One of my favourites in this series, The Way We Live Now is a wonderful, melodramatic tale-of-the-times, by a master of his craft. It begins in satire and finally resolves into entertaining social comedy. As a savage commentary on mid-Victorian England by a marvellously addictive writer steeped in every aspect of an extraordinary society, it could hardly be bettered. No wonder the first reviews were atrocious.


A note on the text

Trollope, professional to his fingertips, often kept a calendar for the composition of his fiction. Before starting The Way We Live Now he made the following, slightly chilly, calculation: "Carbury novel. 20 numbers. 64 pages each number. 260 words each page. 40 pages a week. To be completed in 32 weeks."

But he was wrong. The "Carbury novel", begun in May 1873, took just 29 weeks, and ran to about 425,000 words.
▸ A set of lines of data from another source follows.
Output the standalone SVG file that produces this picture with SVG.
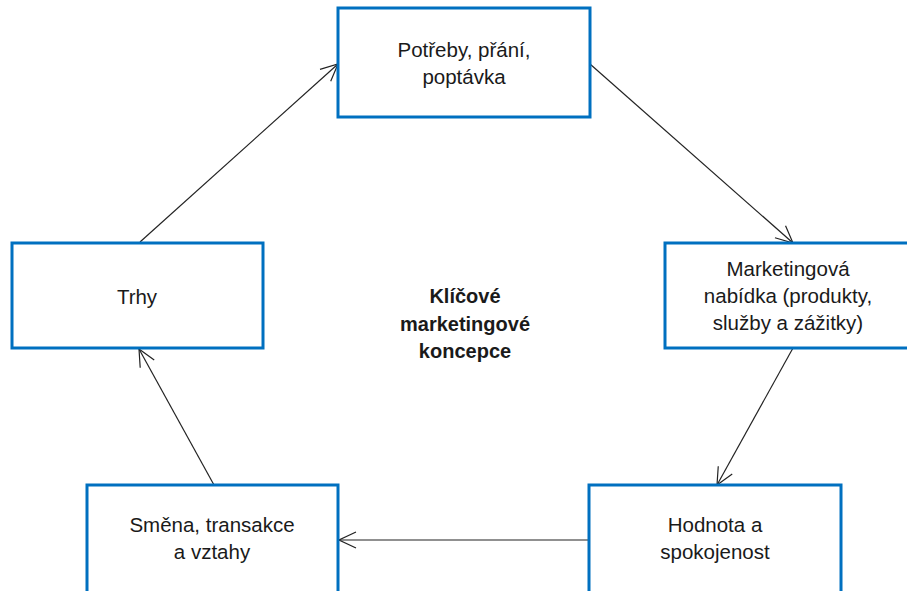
<svg xmlns="http://www.w3.org/2000/svg" width="907" height="591" viewBox="0 0 907 591">
<style>
.box{fill:#fff;stroke:#0070C0;stroke-width:3}
.t{font-family:"Liberation Sans",Arial,sans-serif;font-size:20.5px;fill:#1a1a1a;text-anchor:middle}
.b{font-weight:bold;font-size:20px}
.c{stroke:#222;stroke-width:1.2;fill:none;marker-end:url(#ah)}
</style>
<defs>
<marker id="ah" viewBox="0 0 20 20" refX="19" refY="10" markerWidth="20" markerHeight="20" markerUnits="userSpaceOnUse" orient="auto">
<path d="M2,2 L19,10 L2,18" fill="none" stroke="#222" stroke-width="1.2"/>
</marker>
</defs>
<rect width="907" height="591" fill="#fff"/>
<g id="connectors">
<line class="c" x1="140" y1="242" x2="338" y2="64"/>
<line class="c" x1="590" y1="64" x2="793" y2="243"/>
<line class="c" x1="793" y1="348" x2="717" y2="485"/>
<line class="c" x1="589" y1="540" x2="339" y2="540"/>
<line class="c" x1="214" y1="485" x2="139" y2="349"/>
</g>
<g id="n-potreby">
<rect class="box" x="338" y="8" width="252" height="109"/>
<text class="t" x="464" y="57">Potřeby, přání,</text>
<text class="t" x="464" y="84">poptávka</text>
</g>
<g id="n-nabidka">
<rect class="box" x="665" y="243" width="250" height="105"/>
<text class="t" x="788" y="276">Marketingová</text>
<text class="t" x="788" y="303">nabídka (produkty,</text>
<text class="t" x="788" y="330">služby a zážitky)</text>
</g>
<g id="n-hodnota">
<rect class="box" x="589" y="485" width="252" height="115"/>
<text class="t" x="715" y="532">Hodnota a</text>
<text class="t" x="715" y="559">spokojenost</text>
</g>
<g id="n-smena">
<rect class="box" x="87" y="485" width="251" height="115"/>
<text class="t" x="212" y="532">Směna, transakce</text>
<text class="t" x="212" y="559">a vztahy</text>
</g>
<g id="n-trhy">
<rect class="box" x="12" y="243" width="251" height="105"/>
<text class="t" x="137" y="304">Trhy</text>
</g>
<g id="center">
<text class="t b" x="465" y="303">Klíčové</text>
<text class="t b" x="465" y="331">marketingové</text>
<text class="t b" x="465" y="358">koncepce</text>
</g>
</svg>
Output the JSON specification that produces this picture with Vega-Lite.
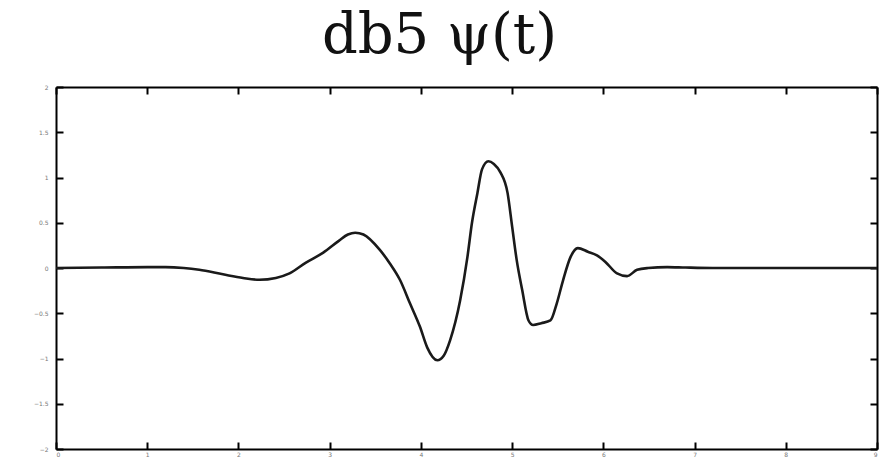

Incredibly, Trollope also polished off another work of fiction (Harry Heathcote of Gangoil) simultaneously. Meanwhile, the publishers Chapman & Hall had already made a contract with Trollope (an outright sale for £3,000) for The Way We Live Now, securing serialisation as well as volume rights. But the heyday of magazine publication was over. The novel did badly in serial form, from February 1874 to September 1875. A two-volume edition was published in July 1875, pre-empting the last stages of the serialisation. The reviews were poor. Trollope himself rather defensively wrote in An Autobiography: "I by no means look on the book as one of my failures; nor was it taken as a failure by the public." The Way We Live Now would not be recognised as the masterpiece it is until the 1940s. Now it is seen as his greatest achievement.


Other Anthony Trollope titles

The Warden (1855); Barchester Towers (1857); Can You Forgive Her?(1865).